Muria sonríe cuando la camarera les deja los whiskys en la mesa y espera a que los vuelva a dejar solos. Sara Arta ha cambiado de aspecto desde la última vez que Muria la vio. Sigue llevando una cantidad asombrosa de sombra de ojos, pero ahora también lleva varios pendientes de aro en cada oreja y el pelo más corto y cardado de manera que se le eleva por encima de la coronilla igual que las crestas de ciertos pájaros tropicales. Lleva una camiseta blanca con las mangas cortadas y una fotografía estampada en el pecho de un hombre con camisa de fuerza a quien se le está apareciendo una mujer hermosa dentro de un espejo. Junto a la fotografía hay la inscripción: JOHN CALE - HELEN OF TROY. Muria se fija en que ella se dedica de vez en cuando a contemplar su propio reflejo en el cristal del ventanal. Parece ser un tic del que ni siquiera es consciente.

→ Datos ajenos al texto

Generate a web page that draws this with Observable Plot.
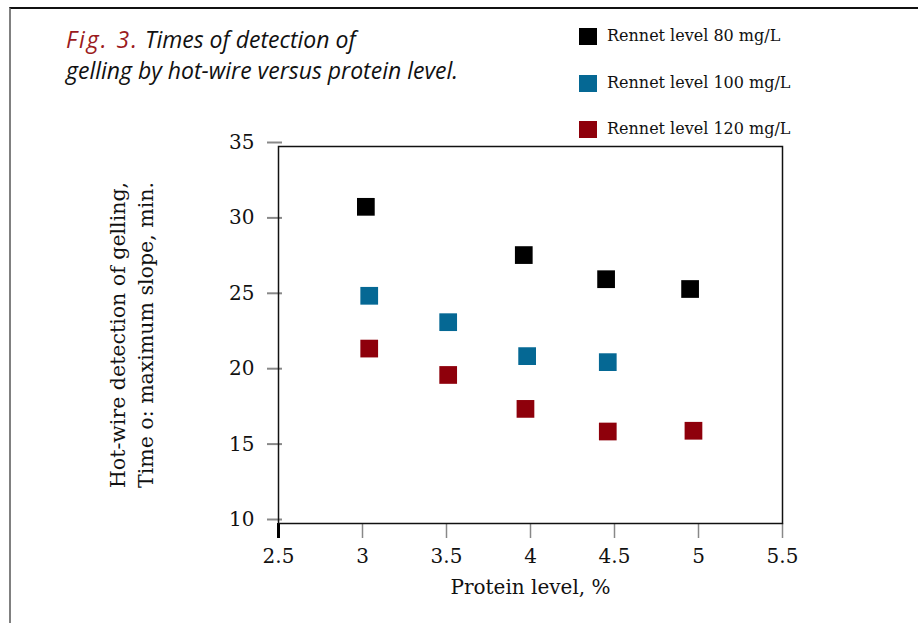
<!DOCTYPE html>
<html>
<head>
<meta charset="utf-8">
<script src="https://cdn.jsdelivr.net/npm/d3@7"></script>
<script src="https://cdn.jsdelivr.net/npm/@observablehq/plot@0.6"></script>
<style>
  html, body { margin: 0; padding: 0; background: #fff; }
  #wrap { position: relative; width: 918px; height: 623px; overflow: hidden; }
  #outer { position: absolute; left: 9px; top: 7px; width: 1000px; height: 700px;
           border-top: 2px solid #111; border-left: 2px solid #808080; }
  #title { position: absolute; left: 66px; top: 24px; font-family: "Open Sans", sans-serif;
           font-style: italic; font-size: 23px; line-height: 31px; color: #111; white-space: nowrap; }
  #title .fig { color: #9b1a20; letter-spacing: 2px; }
  #legend { position: absolute; left: 579px; top: 0; font-family: "DejaVu Serif", serif; font-size: 16px; color: #111; }
  .item { position: absolute; left: 0; white-space: nowrap; height: 18px; }
  .sw { position: absolute; left: 0; top: 0; width: 18px; height: 17px; }
  .lab { position: absolute; left: 28px; top: -2px; line-height: 20px; }
  #ylab { position: absolute; left: -68px; top: 307px; width: 400px; height: 56px; text-align: center;
          font-family: "DejaVu Serif", serif; font-size: 20.5px; line-height: 28px; color: #111;
          transform: rotate(-90deg); transform-origin: 200px 28px; }
  #chart { position: absolute; left: 0; top: 0; }
</style>
</head>
<body>
<div id="wrap">
  <div id="outer"></div>
  <div id="chart"></div>
  <div id="title"><span class="fig">Fig. 3.</span> Times of detection of<br>gelling by hot-wire versus protein level.</div>
  <div id="legend"></div>
  <div id="ylab">Hot-wire detection of gelling,<br>Time o: maximum slope, min.</div>
</div>
<script>
// ---- Data ----
const seriesNames = ["Rennet level 80 mg/L", "Rennet level 100 mg/L", "Rennet level 120 mg/L"];
const seriesColors = ["#000000", "#056894", "#8e000b"];

const protein80 = [3.02, 3.96, 4.45, 4.95];
const time80    = [31.0, 27.8, 26.2, 25.55];

const protein100 = [3.04, 3.51, 3.98, 4.46];
const time100    = [25.1, 23.35, 21.1, 20.7];

const protein120 = [3.04, 3.51, 3.97, 4.46, 4.97];
const time120    = [21.6, 19.85, 17.6, 16.1, 16.15];

const xTicks = [2.5, 3, 3.5, 4, 4.5, 5, 5.5];
const yTicks = [10, 15, 20, 25, 30, 35];
const xLabel = "Protein level, %";

// ---- Build rows ----
const rows = [];
[[protein80, time80], [protein100, time100], [protein120, time120]].forEach(([xs, ys], i) => {
  xs.forEach((x, j) => rows.push({series: seriesNames[i], protein: x, time: ys[j]}));
});

// ---- Legend ----
const legendTops = [28, 75, 121];
const legend = document.getElementById("legend");
seriesNames.forEach((name, i) => {
  const it = document.createElement("div");
  it.className = "item";
  it.style.top = legendTops[i] + "px";
  it.innerHTML = `<div class="sw" style="background:${seriesColors[i]}"></div><div class="lab">${name}</div>`;
  legend.appendChild(it);
});

// ---- Plot ----
const chart = Plot.plot({
  width: 918,
  height: 623,
  marginLeft: 278,
  marginRight: 136,
  marginTop: 146,
  marginBottom: 100,
  style: {fontFamily: "DejaVu Serif, serif", fontSize: "20px", background: "transparent", color: "#111"},
  x: {domain: [2.5, 5.5]},
  y: {domain: [10, 35]},
  color: {domain: seriesNames, range: seriesColors},
  marks: [
    Plot.axisY({ticks: yTicks, tickSize: 15, dx: 4, tickPadding: 13, dy: -4, stroke: "#888", strokeWidth: 2,
                label: null, fontSize: 20}),
    Plot.axisX({ticks: xTicks, tickFormat: d => String(d), tickSize: 15, tickPadding: 10, stroke: "#888",
                strokeWidth: 1.5, fontSize: 20, label: xLabel, labelAnchor: "center", labelOffset: 70, labelArrow: "none"}),
    Plot.axisX({ticks: [xTicks[0]], tickFormat: () => "", tickSize: 15, stroke: "#000", strokeWidth: 3, label: null}),
    Plot.frame({stroke: "#111", strokeWidth: 1.5}),
    Plot.dot(rows, {x: "protein", y: "time", fill: "series", symbol: "square", r: 10, stroke: "none"})
  ]
});
document.getElementById("chart").appendChild(chart);
</script>
</body>
</html>
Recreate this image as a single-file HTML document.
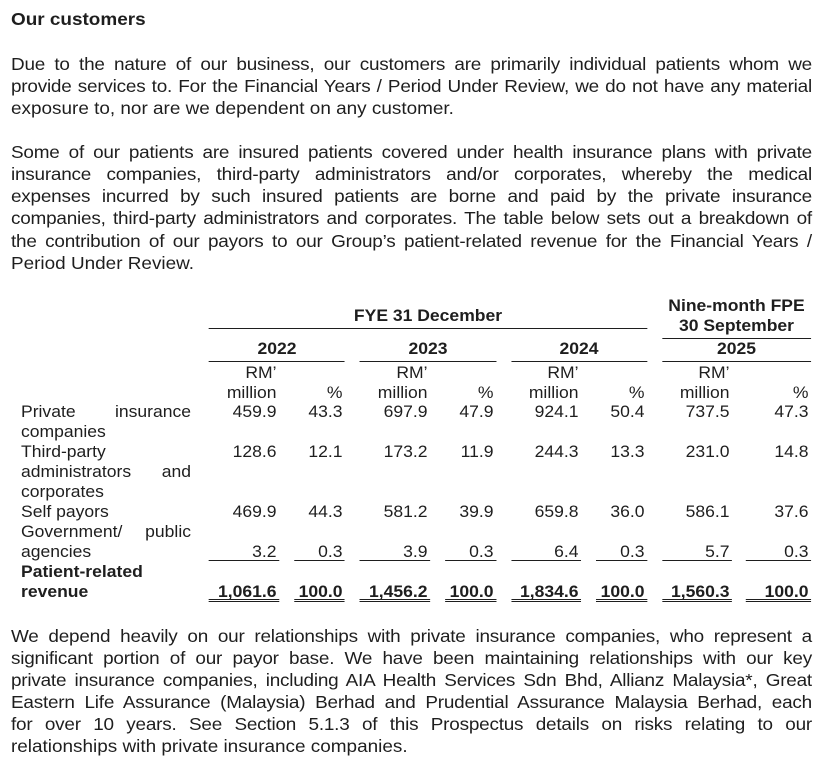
<!DOCTYPE html>
<html>
<head>
<meta charset="utf-8">
<style>
html,body{margin:0;padding:0;background:#fff;}
body{width:834px;height:765px;overflow:hidden;position:relative;}
#w{position:absolute;left:0;top:0;width:779.44px;height:765px;transform:scaleX(1.07);transform-origin:0 0;color:#1e1e1e;font-family:"Liberation Sans",Arial,sans-serif;}
.h{position:absolute;left:10.28px;top:7.8px;font-size:17.7px;line-height:22.1px;font-weight:bold;white-space:nowrap;}
.p{position:absolute;left:10.28px;width:748.6px;font-size:17.7px;line-height:22.1px;}
.p div{text-align:justify;text-align-last:justify;letter-spacing:-0.2px;height:22.1px;}
.p div.e{text-align:left;text-align-last:left;letter-spacing:0;}
.t{position:absolute;left:0;width:779.44px;height:20px;line-height:20px;font-size:16.4px;}
.t span{position:absolute;top:0;text-align:right;padding-right:2.3px;box-sizing:border-box;white-space:nowrap;}
.t span.cc{text-align:center;padding-right:0;}
.b{font-weight:bold;}
.c1{left:195.33px;width:65.42px;}
.c2{left:274.77px;width:47.66px;}
.c3{left:336.45px;width:65.42px;}
.c4{left:415.89px;width:47.66px;}
.c5{left:477.57px;width:65.42px;}
.c6{left:557.01px;width:47.66px;}
.c7{left:618.69px;width:65.42px;}
.c8{left:697.20px;width:60.75px;}
.y1{left:195.33px;width:127.10px;}
.y2{left:336.45px;width:127.10px;}
.y3{left:477.57px;width:127.10px;}
.y4{left:618.69px;width:139.25px;}
.fy{left:195.33px;width:409.35px;}
.t span.lb{left:19.63px;width:158.88px;text-align:justify;text-align-last:justify;padding-right:0;}
.t span.ll{left:19.63px;width:158.88px;text-align:left;padding-right:0;}
.ln{position:absolute;height:1px;background:#1e1e1e;}
.dl{position:absolute;height:1px;border-top:1px solid #1e1e1e;border-bottom:1px solid #1e1e1e;}
</style>
</head>
<body>
<div id="w">
<div class="h">Our customers</div>

<div class="p" style="top:52.6px;">
<div>Due to the nature of our business, our customers are primarily individual patients whom we</div>
<div>provide services to. For the Financial Years / Period Under Review, we do not have any material</div>
<div class="e">exposure to, nor are we dependent on any customer.</div>
</div>

<div class="p" style="top:141.2px;">
<div>Some of our patients are insured patients covered under health insurance plans with private</div>
<div>insurance companies, third-party administrators and/or corporates, whereby the medical</div>
<div>expenses incurred by such insured patients are borne and paid by the private insurance</div>
<div>companies, third-party administrators and corporates. The table below sets out a breakdown of</div>
<div>the contribution of our payors to our Group’s patient-related revenue for the Financial Years /</div>
<div class="e">Period Under Review.</div>
</div>

<!-- table headers -->
<div class="t b" style="top:296.0px;"><span class="cc y4">Nine-month FPE</span></div>
<div class="t b" style="top:306.0px;"><span class="cc fy">FYE 31 December</span></div>
<div class="t b" style="top:315.8px;"><span class="cc y4">30 September</span></div>
<div class="ln" style="top:328px;left:195.33px;width:409.35px;"></div>
<div class="ln" style="top:338px;left:618.69px;width:139.25px;"></div>

<div class="t b" style="top:339.3px;"><span class="cc y1">2022</span><span class="cc y2">2023</span><span class="cc y3">2024</span><span class="cc y4">2025</span></div>
<div class="ln" style="top:361px;left:195.33px;width:127.10px;"></div>
<div class="ln" style="top:361px;left:336.45px;width:127.10px;"></div>
<div class="ln" style="top:361px;left:477.57px;width:127.10px;"></div>
<div class="ln" style="top:361px;left:618.69px;width:139.25px;"></div>

<div class="t" style="top:362.6px;"><span class="c1">RM’</span><span class="c3">RM’</span><span class="c5">RM’</span><span class="c7">RM’</span></div>
<div class="t" style="top:382.6px;"><span class="c1">million</span><span class="c2">%</span><span class="c3">million</span><span class="c4">%</span><span class="c5">million</span><span class="c6">%</span><span class="c7">million</span><span class="c8">%</span></div>

<!-- rows -->
<div class="t" style="top:402.3px;"><span class="lb">Private insurance</span><span class="c1">459.9</span><span class="c2">43.3</span><span class="c3">697.9</span><span class="c4">47.9</span><span class="c5">924.1</span><span class="c6">50.4</span><span class="c7">737.5</span><span class="c8">47.3</span></div>
<div class="t" style="top:422.1px;"><span class="ll">companies</span></div>
<div class="t" style="top:442.3px;"><span class="ll">Third-party</span><span class="c1">128.6</span><span class="c2">12.1</span><span class="c3">173.2</span><span class="c4">11.9</span><span class="c5">244.3</span><span class="c6">13.3</span><span class="c7">231.0</span><span class="c8">14.8</span></div>
<div class="t" style="top:462.3px;"><span class="lb">administrators and</span></div>
<div class="t" style="top:482.3px;"><span class="ll">corporates</span></div>
<div class="t" style="top:502.3px;"><span class="ll">Self payors</span><span class="c1">469.9</span><span class="c2">44.3</span><span class="c3">581.2</span><span class="c4">39.9</span><span class="c5">659.8</span><span class="c6">36.0</span><span class="c7">586.1</span><span class="c8">37.6</span></div>
<div class="t" style="top:522.3px;"><span class="lb">Government/ public</span></div>
<div class="t" style="top:542.3px;"><span class="ll">agencies</span><span class="c1">3.2</span><span class="c2">0.3</span><span class="c3">3.9</span><span class="c4">0.3</span><span class="c5">6.4</span><span class="c6">0.3</span><span class="c7">5.7</span><span class="c8">0.3</span></div>

<div class="ln" style="top:560px;left:195.33px;width:65.42px;"></div>
<div class="ln" style="top:560px;left:274.77px;width:47.66px;"></div>
<div class="ln" style="top:560px;left:336.45px;width:65.42px;"></div>
<div class="ln" style="top:560px;left:415.89px;width:47.66px;"></div>
<div class="ln" style="top:560px;left:477.57px;width:65.42px;"></div>
<div class="ln" style="top:560px;left:557.01px;width:47.66px;"></div>
<div class="ln" style="top:560px;left:618.69px;width:65.42px;"></div>
<div class="ln" style="top:560px;left:697.20px;width:60.75px;"></div>

<div class="t b" style="top:562.3px;"><span class="ll">Patient-related</span></div>
<div class="t b" style="top:581.9px;"><span class="ll">revenue</span><span class="c1">1,061.6</span><span class="c2">100.0</span><span class="c3">1,456.2</span><span class="c4">100.0</span><span class="c5">1,834.6</span><span class="c6">100.0</span><span class="c7">1,560.3</span><span class="c8">100.0</span></div>

<div class="dl" style="top:599px;left:195.33px;width:65.42px;"></div>
<div class="dl" style="top:599px;left:274.77px;width:47.66px;"></div>
<div class="dl" style="top:599px;left:336.45px;width:65.42px;"></div>
<div class="dl" style="top:599px;left:415.89px;width:47.66px;"></div>
<div class="dl" style="top:599px;left:477.57px;width:65.42px;"></div>
<div class="dl" style="top:599px;left:557.01px;width:47.66px;"></div>
<div class="dl" style="top:599px;left:618.69px;width:65.42px;"></div>
<div class="dl" style="top:599px;left:697.20px;width:60.75px;"></div>

<div class="p" style="top:624.5px;">
<div>We depend heavily on our relationships with private insurance companies, who represent a</div>
<div>significant portion of our payor base. We have been maintaining relationships with our key</div>
<div>private insurance companies, including AIA Health Services Sdn Bhd, Allianz Malaysia*, Great</div>
<div>Eastern Life Assurance (Malaysia) Berhad and Prudential Assurance Malaysia Berhad, each</div>
<div>for over 10 years. See Section 5.1.3 of this Prospectus details on risks relating to our</div>
<div class="e">relationships with private insurance companies.</div>
</div>
</div>
</body>
</html>
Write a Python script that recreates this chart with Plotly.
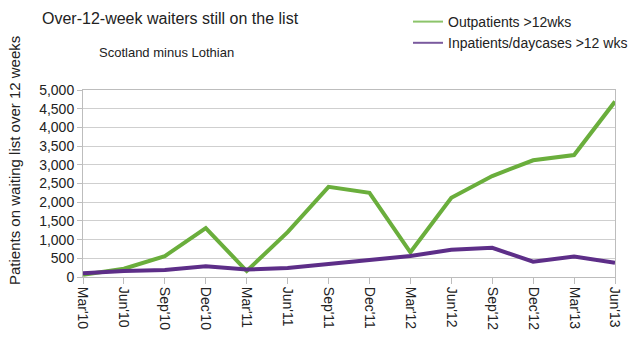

Por fin Muria enciende un Rex y expulsa una bocanada de humo.

—He encontrado la información que me pediste —dice—. Sobre el alemán ése. Felix Tunze. Cuéntame otra vez de dónde sacaste su nombre.

—De la agenda del camarada Blanco —dice ella—. Blanco se ha reunido dos veces con él en lo que va de mes.

—¿En serio? —Muria frunce el ceño—. Tunze trabaja para un hombre de negocios alemán. —Saca su cuaderno de notas—. Martin Heeg-Kohler, se llama. Un magnate de la industria aeronáutica y armamentística. Y hay más. Parece que Heeg-Kohler es una persona muy cercana al canciller Schmidt y al que hasta ahora era ministro de Defensa, un tal Leber, que acaba de dimitir por un problema relacionado con unas escuchas.

—Un problema muy en boga.

—Heeg-Kohler también estaba en la comisión que asesoró al gobierno alemán sobre la creación del GSG-9. Su grupo especial de operaciones antiterroristas. Los que asaltaron el avión de Mogadiscio.

—¿Tunze es un espía de la agencia antiterrorista alemana? —dice ella.

Muria cierra su cuaderno.

—Por lo que sabemos, Blanco podría ser un espía de la agencia antiterrorista alemana —dice—. Todo está podrido, Sarita.

—Y los Reyes Magos son los padres. —Ella se termina su DYC y hace el gesto de levantarse—. Me largo antes de que nos vea alguien. Muchas gracias, seas quien seas.

Muria la coge del brazo para que vuelva a sentarse.

—Ya te lo he dicho —le explica—. Trabajo para el CESID. Durante un tiempo llevé el expediente de Barbosa. Te voy a ayudar a que encuentres a Barbosa, coño.


¿Por qué
quieres ayudarme?

Muria suspira.

—Quiero salvarte de esto —dice—. Quiero sacarte de esta mierda. Eres joven. Todavía puedes rehacer tu vida en otro lugar.

—¿Quieres
salvarme?
—Ella lo mira con cara de desprecio—. ¿Salvarme? ¡El CESID me
torturó!
Me torturasteis para que os dijera dónde estaba Barbosa. Y ahora resulta que me soltáis para que os lo encuentre, porque sois tan inútiles que ni con todo el dinero del Gobierno podéis dar con él. ¿Y cómo te crees que me siento? ¡Obligada a traicionar a mis amigos y trabajar de sicaria para la misma
escoria
que me violó y me torturó! ¿Y vas tú y me dices que me estás
salvando?

Desde las mesas cercanas, la discusión en voz baja de Muria y Sara Arta no tiene exactamente aspecto de riña de enamorados. Tiene aspecto de lo que sería una riña de enamorados en el caso improbable de que dos personas de aspecto tan discordante pudieran estar enamorados. Muria se frota la cara con gesto exasperado.